→ **BRIEF**: Leave out the pictures, then reproduce the rest of the material exactly.

→ **STORED DATA**:
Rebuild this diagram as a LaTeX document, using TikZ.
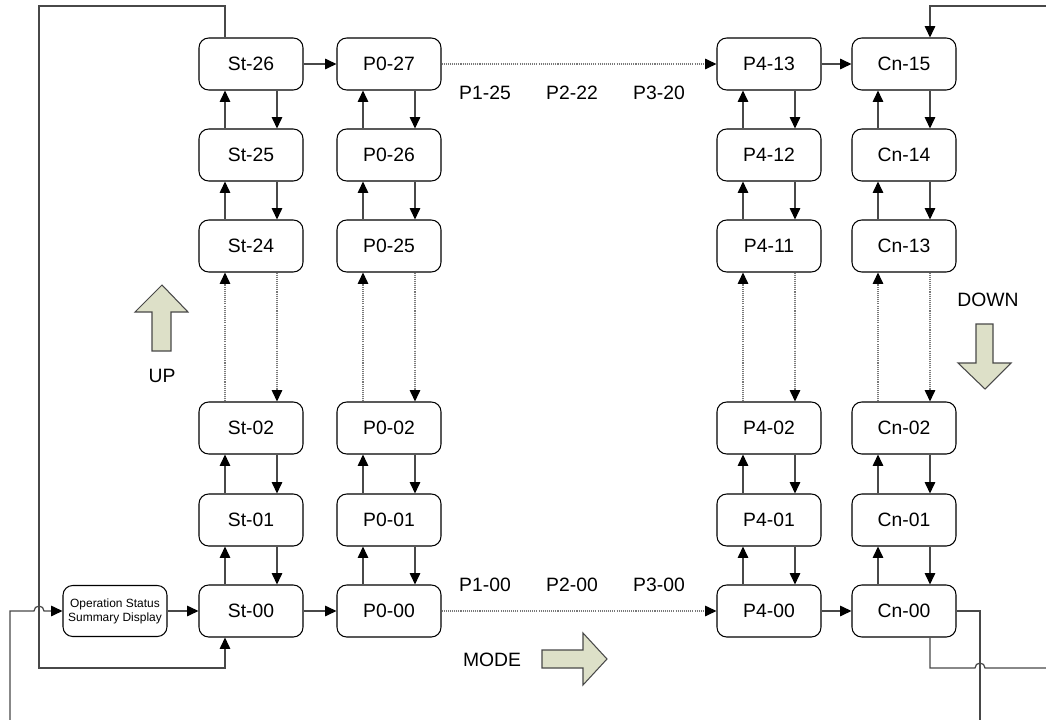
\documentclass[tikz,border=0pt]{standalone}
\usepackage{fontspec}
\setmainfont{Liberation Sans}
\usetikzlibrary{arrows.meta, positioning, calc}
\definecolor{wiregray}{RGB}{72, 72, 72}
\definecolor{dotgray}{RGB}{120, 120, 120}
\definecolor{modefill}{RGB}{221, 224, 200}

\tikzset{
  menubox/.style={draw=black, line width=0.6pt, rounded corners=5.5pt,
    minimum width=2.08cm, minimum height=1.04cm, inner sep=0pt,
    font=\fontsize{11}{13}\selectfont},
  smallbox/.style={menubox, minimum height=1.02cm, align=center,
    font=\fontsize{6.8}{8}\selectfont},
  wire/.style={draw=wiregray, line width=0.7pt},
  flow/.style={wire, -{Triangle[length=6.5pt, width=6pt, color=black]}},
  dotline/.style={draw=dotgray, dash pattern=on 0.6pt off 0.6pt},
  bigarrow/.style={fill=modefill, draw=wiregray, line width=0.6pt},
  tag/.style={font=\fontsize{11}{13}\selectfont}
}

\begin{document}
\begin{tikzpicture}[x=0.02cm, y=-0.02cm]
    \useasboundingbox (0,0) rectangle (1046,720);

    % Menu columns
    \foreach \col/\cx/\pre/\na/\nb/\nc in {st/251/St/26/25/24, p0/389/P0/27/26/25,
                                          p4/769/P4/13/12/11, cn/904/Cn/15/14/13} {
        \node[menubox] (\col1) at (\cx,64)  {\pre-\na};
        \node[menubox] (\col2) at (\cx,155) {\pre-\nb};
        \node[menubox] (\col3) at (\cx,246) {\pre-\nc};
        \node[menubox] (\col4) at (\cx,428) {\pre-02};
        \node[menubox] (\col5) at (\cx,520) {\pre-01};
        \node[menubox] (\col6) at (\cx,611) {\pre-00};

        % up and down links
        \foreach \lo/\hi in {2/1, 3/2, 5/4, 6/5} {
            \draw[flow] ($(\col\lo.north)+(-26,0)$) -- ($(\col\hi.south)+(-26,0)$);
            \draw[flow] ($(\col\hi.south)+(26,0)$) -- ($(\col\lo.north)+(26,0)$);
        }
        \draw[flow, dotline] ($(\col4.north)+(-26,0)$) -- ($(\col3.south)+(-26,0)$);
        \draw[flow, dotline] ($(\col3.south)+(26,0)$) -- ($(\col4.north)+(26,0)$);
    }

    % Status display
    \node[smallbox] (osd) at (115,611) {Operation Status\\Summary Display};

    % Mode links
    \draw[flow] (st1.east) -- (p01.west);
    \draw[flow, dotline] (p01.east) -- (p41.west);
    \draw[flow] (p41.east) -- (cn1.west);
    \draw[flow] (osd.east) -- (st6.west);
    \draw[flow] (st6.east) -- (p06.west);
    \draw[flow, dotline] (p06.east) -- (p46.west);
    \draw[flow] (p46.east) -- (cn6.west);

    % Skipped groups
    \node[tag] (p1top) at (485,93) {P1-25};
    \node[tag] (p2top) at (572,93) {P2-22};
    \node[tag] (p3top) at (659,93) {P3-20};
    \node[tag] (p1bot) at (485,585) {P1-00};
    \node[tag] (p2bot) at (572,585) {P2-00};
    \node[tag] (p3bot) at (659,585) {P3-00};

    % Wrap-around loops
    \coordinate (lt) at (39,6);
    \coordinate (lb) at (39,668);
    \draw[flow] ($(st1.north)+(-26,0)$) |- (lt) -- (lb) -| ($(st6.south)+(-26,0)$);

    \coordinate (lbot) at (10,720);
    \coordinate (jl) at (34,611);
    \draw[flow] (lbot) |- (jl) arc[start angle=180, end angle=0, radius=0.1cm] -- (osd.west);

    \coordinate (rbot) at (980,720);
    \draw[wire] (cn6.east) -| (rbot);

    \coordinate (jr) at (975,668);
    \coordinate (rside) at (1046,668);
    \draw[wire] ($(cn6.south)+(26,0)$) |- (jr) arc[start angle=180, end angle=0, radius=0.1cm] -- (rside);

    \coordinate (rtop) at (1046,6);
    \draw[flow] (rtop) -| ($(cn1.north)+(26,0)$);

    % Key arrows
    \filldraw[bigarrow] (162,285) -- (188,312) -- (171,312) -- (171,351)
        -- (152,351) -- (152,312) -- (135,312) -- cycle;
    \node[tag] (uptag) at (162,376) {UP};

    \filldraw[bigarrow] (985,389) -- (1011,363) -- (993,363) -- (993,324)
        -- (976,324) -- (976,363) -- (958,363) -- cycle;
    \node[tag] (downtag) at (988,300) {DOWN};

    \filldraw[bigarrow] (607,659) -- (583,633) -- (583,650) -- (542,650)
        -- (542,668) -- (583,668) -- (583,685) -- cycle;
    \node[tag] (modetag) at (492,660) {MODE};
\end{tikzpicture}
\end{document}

→ **WRITTEN REPLY**:
Rebuild this diagram as a LaTeX document, using TikZ.
\documentclass[tikz,border=0pt]{standalone}
\usepackage{fontspec}
\setmainfont{Liberation Sans}
\usetikzlibrary{arrows.meta, positioning, calc}
\definecolor{wiregray}{RGB}{72, 72, 72}
\definecolor{dotgray}{RGB}{120, 120, 120}
\definecolor{modefill}{RGB}{221, 224, 200}

\tikzset{
  menubox/.style={draw=black, line width=0.6pt, rounded corners=5.5pt,
    minimum width=2.08cm, minimum height=1.04cm, inner sep=0pt,
    font=\fontsize{11}{13}\selectfont},
  smallbox/.style={menubox, minimum height=1.02cm, align=center,
    font=\fontsize{6.8}{8}\selectfont},
  wire/.style={draw=wiregray, line width=0.7pt},
  flow/.style={wire, -{Triangle[length=6.5pt, width=6pt, color=black]}},
  dotline/.style={draw=dotgray, dash pattern=on 0.6pt off 0.6pt},
  bigarrow/.style={fill=modefill, draw=wiregray, line width=0.6pt},
  tag/.style={font=\fontsize{11}{13}\selectfont}
}

\begin{document}
\begin{tikzpicture}[x=0.02cm, y=-0.02cm]
    \useasboundingbox (0,0) rectangle (1046,720);

    % Menu columns
    \foreach \col/\cx/\pre/\na/\nb/\nc in {st/251/St/26/25/24, p0/389/P0/27/26/25,
                                          p4/769/P4/13/12/11, cn/904/Cn/15/14/13} {
        \node[menubox] (\col1) at (\cx,64)  {\pre-\na};
        \node[menubox] (\col2) at (\cx,155) {\pre-\nb};
        \node[menubox] (\col3) at (\cx,246) {\pre-\nc};
        \node[menubox] (\col4) at (\cx,428) {\pre-02};
        \node[menubox] (\col5) at (\cx,520) {\pre-01};
        \node[menubox] (\col6) at (\cx,611) {\pre-00};

        % up and down links
        \foreach \lo/\hi in {2/1, 3/2, 5/4, 6/5} {
            \draw[flow] ($(\col\lo.north)+(-26,0)$) -- ($(\col\hi.south)+(-26,0)$);
            \draw[flow] ($(\col\hi.south)+(26,0)$) -- ($(\col\lo.north)+(26,0)$);
        }
        \draw[flow, dotline] ($(\col4.north)+(-26,0)$) -- ($(\col3.south)+(-26,0)$);
        \draw[flow, dotline] ($(\col3.south)+(26,0)$) -- ($(\col4.north)+(26,0)$);
    }

    % Status display
    \node[smallbox] (osd) at (115,611) {Operation Status\\Summary Display};

    % Mode links
    \draw[flow] (st1.east) -- (p01.west);
    \draw[flow, dotline] (p01.east) -- (p41.west);
    \draw[flow] (p41.east) -- (cn1.west);
    \draw[flow] (osd.east) -- (st6.west);
    \draw[flow] (st6.east) -- (p06.west);
    \draw[flow, dotline] (p06.east) -- (p46.west);
    \draw[flow] (p46.east) -- (cn6.west);

    % Skipped groups
    \node[tag] (p1top) at (485,93) {P1-25};
    \node[tag] (p2top) at (572,93) {P2-22};
    \node[tag] (p3top) at (659,93) {P3-20};
    \node[tag] (p1bot) at (485,585) {P1-00};
    \node[tag] (p2bot) at (572,585) {P2-00};
    \node[tag] (p3bot) at (659,585) {P3-00};

    % Wrap-around loops
    \coordinate (lt) at (39,6);
    \coordinate (lb) at (39,668);
    \draw[flow] ($(st1.north)+(-26,0)$) |- (lt) -- (lb) -| ($(st6.south)+(-26,0)$);

    \coordinate (lbot) at (10,720);
    \coordinate (jl) at (34,611);
    \draw[flow] (lbot) |- (jl) arc[start angle=180, end angle=0, radius=0.1cm] -- (osd.west);

    \coordinate (rbot) at (980,720);
    \draw[wire] (cn6.east) -| (rbot);

    \coordinate (jr) at (975,668);
    \coordinate (rside) at (1046,668);
    \draw[wire] ($(cn6.south)+(26,0)$) |- (jr) arc[start angle=180, end angle=0, radius=0.1cm] -- (rside);

    \coordinate (rtop) at (1046,6);
    \draw[flow] (rtop) -| ($(cn1.north)+(26,0)$);

    % Key arrows
    \filldraw[bigarrow] (162,285) -- (188,312) -- (171,312) -- (171,351)
        -- (152,351) -- (152,312) -- (135,312) -- cycle;
    \node[tag] (uptag) at (162,376) {UP};

    \filldraw[bigarrow] (985,389) -- (1011,363) -- (993,363) -- (993,324)
        -- (976,324) -- (976,363) -- (958,363) -- cycle;
    \node[tag] (downtag) at (988,300) {DOWN};

    \filldraw[bigarrow] (607,659) -- (583,633) -- (583,650) -- (542,650)
        -- (542,668) -- (583,668) -- (583,685) -- cycle;
    \node[tag] (modetag) at (492,660) {MODE};
\end{tikzpicture}
\end{document}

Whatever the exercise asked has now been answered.